At the Cooper-Molera Adobe (or the other Monterey SHP buildings when they are open) you can pick up a brochure detailing a walking tour around town showing the locations of the twelve buildings of the Monterey State Historic Park, as well as several other historic buildings (55 in all) in Monterey.  The route is about two miles, and there are little medallions embedded into the sidewalk that show the route.  Touring these homes and buildings will certainly be on my list for my next trip to Monterey!

Lincoln’s Sanctuary

Recently, I read Lincoln’s Sanctuary: Abraham Lincoln and the Soldier’s Home, by Matthew Pinsker.  It was a great find at the library book sale, and I couldn’t resist picking it up for $1 when I saw it.

LincolnsSanctuary

Lincoln’s Sanctuary, by Matthew Pinsker

If you have never heard of the Soldier’s Home, it is on the grounds of a property that was established in 1851 as the Armed Forces Retirement Home, also known as the Military Asylum.  Its purpose was to care for the invalid and disabled veterans of the army.  The cottage was originally the home of George Riggs, the man from whom the property was purchased.  The cottage dates to 1842.  So, how does that relate to Lincoln you ask?

Well, the Soldier’s Home is approximately 3 miles from the White House, which was considered to be well outside of the city in the 1860s.  And it enjoyed a location atop a shaded hill, so it enjoyed cooler temperatures and breezes than the White House did.  It was a perfect summer retreat for someone who lived in Washington D.C., close enough to be able to travel daily to the White House, but far enough away to feel like you were getting a break to the country.
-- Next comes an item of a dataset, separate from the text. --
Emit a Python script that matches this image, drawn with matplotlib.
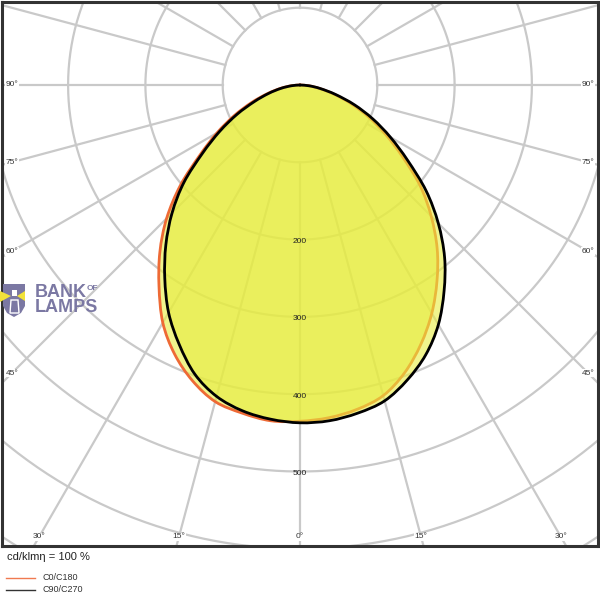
import numpy as np
import matplotlib
matplotlib.use("Agg")
import matplotlib.pyplot as plt
from matplotlib.lines import Line2D
from matplotlib.patches import Polygon, PathPatch
from matplotlib.path import Path

plt.rcParams['font.family'] = ['Liberation Sans', 'DejaVu Sans']

# ---- data (cd/klm) ----
gamma = [0, 5, 10, 15, 20, 25, 30, 35, 40, 45, 50, 55, 60, 65, 70, 75, 80, 85, 90]
c0   = [435, 432, 426, 416, 396, 370, 341, 309, 276, 240, 203, 162, 128, 98, 70, 45, 25, 11, 0]
c180 = [435, 436, 431, 424, 407, 384, 355, 318, 282, 244, 202, 158, 124, 94, 67, 44, 26, 11, 0]
c90  = [437, 436, 431, 423, 406, 385, 358, 325, 291, 253, 213, 170, 135, 104, 75, 48, 27, 12, 0]
c270 = [437, 434, 428, 417, 398, 370, 340, 305, 270, 234, 196, 154, 120, 90, 63, 42, 25, 11, 0]
ring_values = [100, 200, 300, 400, 500, 600, 700, 800]
ring_labels = [200, 300, 400, 500]
side_angles = [90, 75, 60, 45]
bottom_angles = [-30, -15, 0, 15, 30]
legend_labels = ['C0/C180', 'C90/C270']
unit_text = 'cd/klmη = 100 %'

# ---- geometry ----
W = H = 600
S = 0.773            # px per cd
cx_px, cy_px = 300, 85
ax_left_px, ax_right_px = 1.8, 598.2
ax_top_px, ax_bot_px = 2, 546

fig = plt.figure(figsize=(6, 6), dpi=100)
ax = fig.add_axes([ax_left_px / W, 1 - ax_bot_px / H,
                   (ax_right_px - ax_left_px) / W, (ax_bot_px - ax_top_px) / H])
ax.set_xlim((ax_left_px - cx_px) / S, (ax_right_px - cx_px) / S)
ax.set_ylim(-(ax_bot_px - cy_px) / S, (cy_px - ax_top_px) / S)
ax.set_xticks([]); ax.set_yticks([])
for sp in ax.spines.values():
    sp.set_color('#333333')
    sp.set_linewidth(2.2)
    sp.set_zorder(20)

grid_c = '#c9c9c9'
t = np.linspace(0, 2 * np.pi, 721)
for v in ring_values:
    ax.plot(v * np.cos(t), v * np.sin(t), color=grid_c, lw=1.6, zorder=1)
for a in range(0, 360, 15):
    r = np.radians(a)
    ax.plot([100 * np.sin(r), 1200 * np.sin(r)], [-100 * np.cos(r), -1200 * np.cos(r)],
            color=grid_c, lw=1.6, zorder=1)

g = np.radians(np.array(gamma, dtype=float))

def loop_points(right, left):
    right = np.array(right, float); left = np.array(left, float)
    xr = right * np.sin(g); yr = -right * np.cos(g)
    xl = -left * np.sin(g); yl = -left * np.cos(g)
    # apex -> right side down to 0 deg -> left side up to apex
    x = np.concatenate([xr[::-1], xl[1:]])
    y = np.concatenate([yr[::-1], yl[1:]])
    return np.column_stack([x, y])

def smooth_open_path(pts, close=False):
    n = len(pts)
    ext = np.vstack([2 * pts[0] - pts[1], pts, 2 * pts[-1] - pts[-2]])
    verts = [pts[0]]
    codes = [Path.MOVETO]
    for i in range(1, n):
        p0, p1, p2, p3 = ext[i - 1], ext[i], ext[i + 1], ext[i + 2]
        c1 = p1 + (p2 - p0) / 6.0
        c2 = p2 - (p3 - p1) / 6.0
        verts += [c1, c2, p2]
        codes += [Path.CURVE4] * 3
    if close:
        verts.append(pts[0]); codes.append(Path.CLOSEPOLY)
    return Path(np.array(verts), codes)

fill_c = (231 / 255, 237 / 255, 63 / 255)
pts1 = loop_points(c0, c180)
pts2 = loop_points(c90, c270)
ax.add_patch(PathPatch(smooth_open_path(pts1, True), fc=fill_c, alpha=0.6, lw=0, zorder=2))
ax.add_patch(PathPatch(smooth_open_path(pts1), fc='none', ec='#ee6a35', lw=2.0, zorder=3,
                       joinstyle='round', capstyle='round'))
ax.add_patch(PathPatch(smooth_open_path(pts2, True), fc=fill_c, alpha=0.6, lw=0, zorder=4))
ax.add_patch(PathPatch(smooth_open_path(pts2), fc='none', ec='#000000', lw=2.0, zorder=5,
                       joinstyle='round', capstyle='round'))

# ring labels
for v in ring_labels:
    ax.text(0, -v - 2 / S, str(v), ha='center', va='center', fontsize=6,
            color='#222222', zorder=8)

# side angle labels
xs = (cx_px - 12) / S
for a in side_angles:
    r = np.radians(a)
    y = -xs / np.tan(r) if a != 90 else 0.0
    for sgn in (-1, 1):
        ax.text(sgn * xs, y, f'{a}°', ha='center', va='center', fontsize=6,
                color='#333333', zorder=9,
                bbox=dict(fc='white', ec='none', pad=0.6))
# bottom angle labels
yb = -(537 - cy_px) / S
for a in bottom_angles:
    r = np.radians(a)
    ax.text(-yb * np.tan(r), yb, f'{abs(a)}°', ha='center', va='center', fontsize=6,
            color='#333333', zorder=9,
            bbox=dict(fc='white', ec='none', pad=0.6))

# ---- logo (watermark) ----
def P(x, y):
    return (x / W, 1 - y / H)

logo_c = '#7b78a3'
shield = Polygon([P(3, 284), P(25, 284), P(25, 306), P(21, 313), P(14, 317),
                  P(7, 313), P(3, 306)], closed=True, transform=fig.transFigure,
                 fc=logo_c, ec='none', zorder=30)
fig.add_artist(shield)
for tri in ([P(0, 291), P(11, 296), P(0, 302)], [P(25, 291), P(17, 296), P(25, 301)]):
    fig.add_artist(Polygon(tri, closed=True, transform=fig.transFigure,
                           fc='#f2e23a', ec='none', zorder=31))
fig.add_artist(Polygon([P(11, 300), P(18, 300), P(19, 313), P(10, 313)], closed=True,
                       transform=fig.transFigure, fc='none', ec='white', lw=1, zorder=32))
fig.add_artist(Polygon([P(12, 290), P(17, 290), P(17, 296), P(12, 296)], closed=True,
                       transform=fig.transFigure, fc='white', ec='none', zorder=32))
fig.text(35 / W, 1 - 292.5 / H, 'BANK', fontsize=13, fontweight='bold', color=logo_c,
         ha='left', va='center', zorder=33)
fig.text(87 / W, 1 - 289 / H, 'OF', fontsize=6, fontweight='bold', color=logo_c,
         ha='left', va='center', zorder=33)
fig.text(35 / W, 1 - 308 / H, 'LAMPS', fontsize=13, fontweight='bold', color=logo_c,
         ha='left', va='center', zorder=33)

# ---- footer ----
fig.text(7 / W, 1 - 557 / H, unit_text, fontsize=8, color='#222222', ha='left', va='center')
leg_colors = ['#f07a50', '#333333']
leg_y = [578, 590]
for lab, col, yy in zip(legend_labels, leg_colors, leg_y):
    fig.add_artist(Line2D([6 / W, 35 / W], [1 - yy / H, 1 - yy / H], color=col, lw=1,
                          transform=fig.transFigure))
    fig.text(42 / W, 1 - yy / H, lab, fontsize=6.5, color='#333333', ha='left', va='center')

fig.savefig('out.png', dpi=100)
In all, Lincoln spent 13 months living at the Soldier’s Home during his Presidency.  He first visited 3 days after his inauguration, and his last visit was the day before his assassination.  He was able to use the peace and solitude to get some of his best thinking done, and as a result, he was able to produce some of his best work there, including, it is thought, the first drafts of the Emancipation Proclamation.

Matthew Pinsker does a wonderful job going chronologically through Lincoln’s Presidency, hitting the high points of Lincoln’s thoughts and actions, and tying these events in with Lincoln’s time at the Soldier’s Home.  Of course, some of it is speculation, because there aren’t surviving records to corroborate it, but the author makes educated guesses on Lincoln’s writings and conversations with others based on historic eyewitness accounts of visits, diary and journal entries from the time, and public records of when Lincoln and his family were in residence at the Home.
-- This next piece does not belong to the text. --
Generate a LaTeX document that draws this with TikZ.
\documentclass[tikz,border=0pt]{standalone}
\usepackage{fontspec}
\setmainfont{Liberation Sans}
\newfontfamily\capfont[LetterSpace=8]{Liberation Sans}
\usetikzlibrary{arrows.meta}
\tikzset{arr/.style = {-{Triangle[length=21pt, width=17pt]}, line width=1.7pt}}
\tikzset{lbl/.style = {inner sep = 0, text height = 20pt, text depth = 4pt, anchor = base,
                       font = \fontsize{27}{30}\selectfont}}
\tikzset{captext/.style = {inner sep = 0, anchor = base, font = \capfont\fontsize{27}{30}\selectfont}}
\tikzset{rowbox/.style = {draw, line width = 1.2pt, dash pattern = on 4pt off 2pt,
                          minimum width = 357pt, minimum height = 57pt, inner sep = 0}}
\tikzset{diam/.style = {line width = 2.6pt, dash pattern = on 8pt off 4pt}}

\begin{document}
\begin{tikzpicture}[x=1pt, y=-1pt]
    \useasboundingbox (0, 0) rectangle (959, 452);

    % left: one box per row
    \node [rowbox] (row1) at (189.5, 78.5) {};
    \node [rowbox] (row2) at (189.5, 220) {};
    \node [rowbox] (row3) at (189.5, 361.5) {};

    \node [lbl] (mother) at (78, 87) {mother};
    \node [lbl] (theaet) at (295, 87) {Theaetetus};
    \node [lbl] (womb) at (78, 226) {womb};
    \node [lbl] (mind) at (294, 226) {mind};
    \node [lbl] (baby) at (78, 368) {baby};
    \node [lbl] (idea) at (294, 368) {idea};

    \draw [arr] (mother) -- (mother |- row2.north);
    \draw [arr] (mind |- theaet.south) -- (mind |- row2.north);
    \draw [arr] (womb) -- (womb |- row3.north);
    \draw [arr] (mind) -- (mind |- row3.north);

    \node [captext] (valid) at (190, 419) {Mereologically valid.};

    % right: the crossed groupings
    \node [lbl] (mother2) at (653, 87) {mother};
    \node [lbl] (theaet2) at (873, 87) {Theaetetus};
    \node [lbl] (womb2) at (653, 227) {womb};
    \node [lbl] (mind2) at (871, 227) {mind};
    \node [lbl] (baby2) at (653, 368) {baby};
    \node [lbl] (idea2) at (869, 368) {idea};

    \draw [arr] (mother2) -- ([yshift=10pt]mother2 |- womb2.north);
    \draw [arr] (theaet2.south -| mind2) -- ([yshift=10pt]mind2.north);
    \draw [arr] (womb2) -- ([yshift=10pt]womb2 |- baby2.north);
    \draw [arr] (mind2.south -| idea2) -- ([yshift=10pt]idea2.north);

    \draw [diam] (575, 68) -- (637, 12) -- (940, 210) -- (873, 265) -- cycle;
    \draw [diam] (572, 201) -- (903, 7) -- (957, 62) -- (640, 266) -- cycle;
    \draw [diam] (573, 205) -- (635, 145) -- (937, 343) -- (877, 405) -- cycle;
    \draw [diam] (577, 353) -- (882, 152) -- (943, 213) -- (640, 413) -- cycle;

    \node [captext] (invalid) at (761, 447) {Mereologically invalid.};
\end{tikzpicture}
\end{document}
The book offers a look at the more intimate side of Lincoln’s life.  Those moments when he was able to let his guard down and enjoy his friends and family.  It also provides more than one eyewitness account of the sheer exhaustion and fatigue he experienced during his Presidency, when people expected him to be available to receive them at any hour of the day or night.  It made me think of the line of photos of Lincoln that hang in the Lincoln museum in Springfield, Illinois, where 5 photos document the aging process.  In those photos, Lincoln goes from a young to an old man in the span of four years.

I do wish there were more description about what the Soldier’s Home was like when Lincoln stayed there, but the book is an insightful look into a place where Lincoln spent a significant amount of time, where friendships and professional relationships were developed and nurtured, and where crucial political decisions were made.  I’ve wanted to visit the Soldier’s Home since I first discovered it was open to the public, and this book made by want to visit even more.

Be aware however, that it is not a quick or easy read, and has a tendency to be rather dry.  Someone with only a cursory interest in Lincoln or the Civil War probably won’t find this book holding their interest.  But to the true Lincoln scholar, it offers another perspective that had not, to this point, been explored.

I didn’t know until after I read the book, but apparently it was commissioned by the Soldier’s Home to increase awareness of this amazing historic site, which was recently renovated and opened to the public in 2008.  And the proceeds from the sale of the book to to the National Trust for Historic Preservation to maintain the Soldier’s Home.  What a great way to fundraise!